As expected, market leader VMware
will make its GSX Server software free--and change its name to VMware
Server. The move is intended to show the company's software maturity and
advantages and let many more potential customers try it out, Chief Executive Diane Greene said.
"When you have something that's free out there, people try it a lot faster,"
Greene said. "Once (they) use it, they say, 'This is really good stuff,' and
they want to standardize on it."
VMware, based in Palo Alto, Calif., still charges for its higher-end ESX
server product, which is responsible for the bulk of the company's revenue
growth. ESX is often sold in conjunction with the company's management tools in
a package called the Virtual Infrastructure Node.
A basic advantage of virtualization is the ability to run multiple jobs
gracefully on a single server, a consolidation that cuts administrative expense
and electricity bills. At a higher level, it permits computer systems to become more
responsive to changing work priorities or hardware problems.
VMware pioneered the technology for running multiple "virtual machines," each
with its own operating system, on a single computer. But the days when the EMC
subsidiary had the market to itself are over. VMware Server is similar to
Microsoft's Virtual Server; open-source Xen,
while relatively immature and not available for Windows, reproduces the basic features of ESX server.
A New York conference, IDC's Virtualization Forum, is providing a good reason
for other rivals to try to win some attention.
Among them are start-up Virtual Iron a Lowell, Mass.-based company whose
software is designed not only to run multiple operating systems on one machine
but also to let a single operating system span several machines. The company
hopes its approach will lead to easily reconfigurable computing systems that
fluidly respond to changing work demands. The technology has been used in
mainframes for decades, but now is making its way to mainstream servers as well.
Virtual Iron's approach uses a technology called paravirtualization that
requires changes in the operating system. The company plans to announce that
Novell, the No. 2 Linux seller, now provides that support in a version of its Suse
Linux Enterprise Server product.
In addition, Virtual Iron won an endorsement from IBM, which said the
software is a good fit for its BladeCenter servers.
However, Virtual Iron is still getting started. The company has six
customers, a representative said, declining to reveal any names but saying they
are in the industries of financial services, aerospace, distribution and Web hosting.
Another company that already has several customers in the Web hosting
business is SWsoft, which sells a product called Virtuozzo that subdivides a
single copy of the operating system so different applications believe they have
a whole computer to themselves. Each of these partitions is called a virtual private server.

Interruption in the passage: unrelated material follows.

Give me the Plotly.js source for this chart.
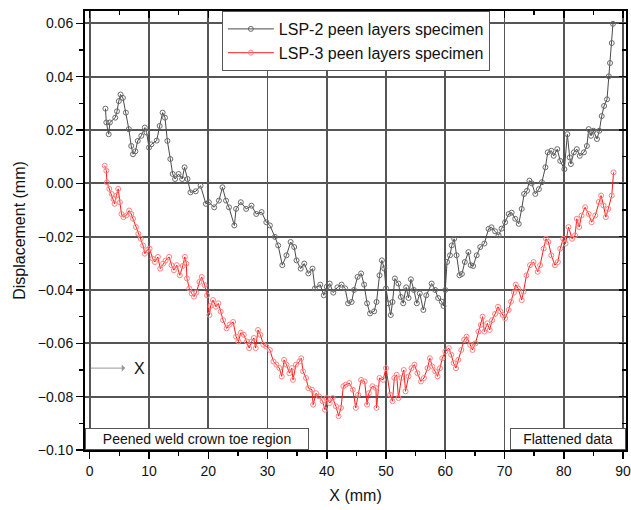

SWsoft released version 3.0 of its Linux product, which adds a feature called
Zero Downtime Migration that lets a virtual private server be moved from one
computer to another without shutting it down. Virtuozzo costs US$1,000 per processor.
Version 3 also adds support for Red Hat
Enterprise Linux 4.0. In addition, the Herndon, Va.-based company released
version 3.5.1 of Virtuozzo for Windows, which is faster than predecessors and
includes a feature that lets conventional server software be moved
to the virtual private server foundation.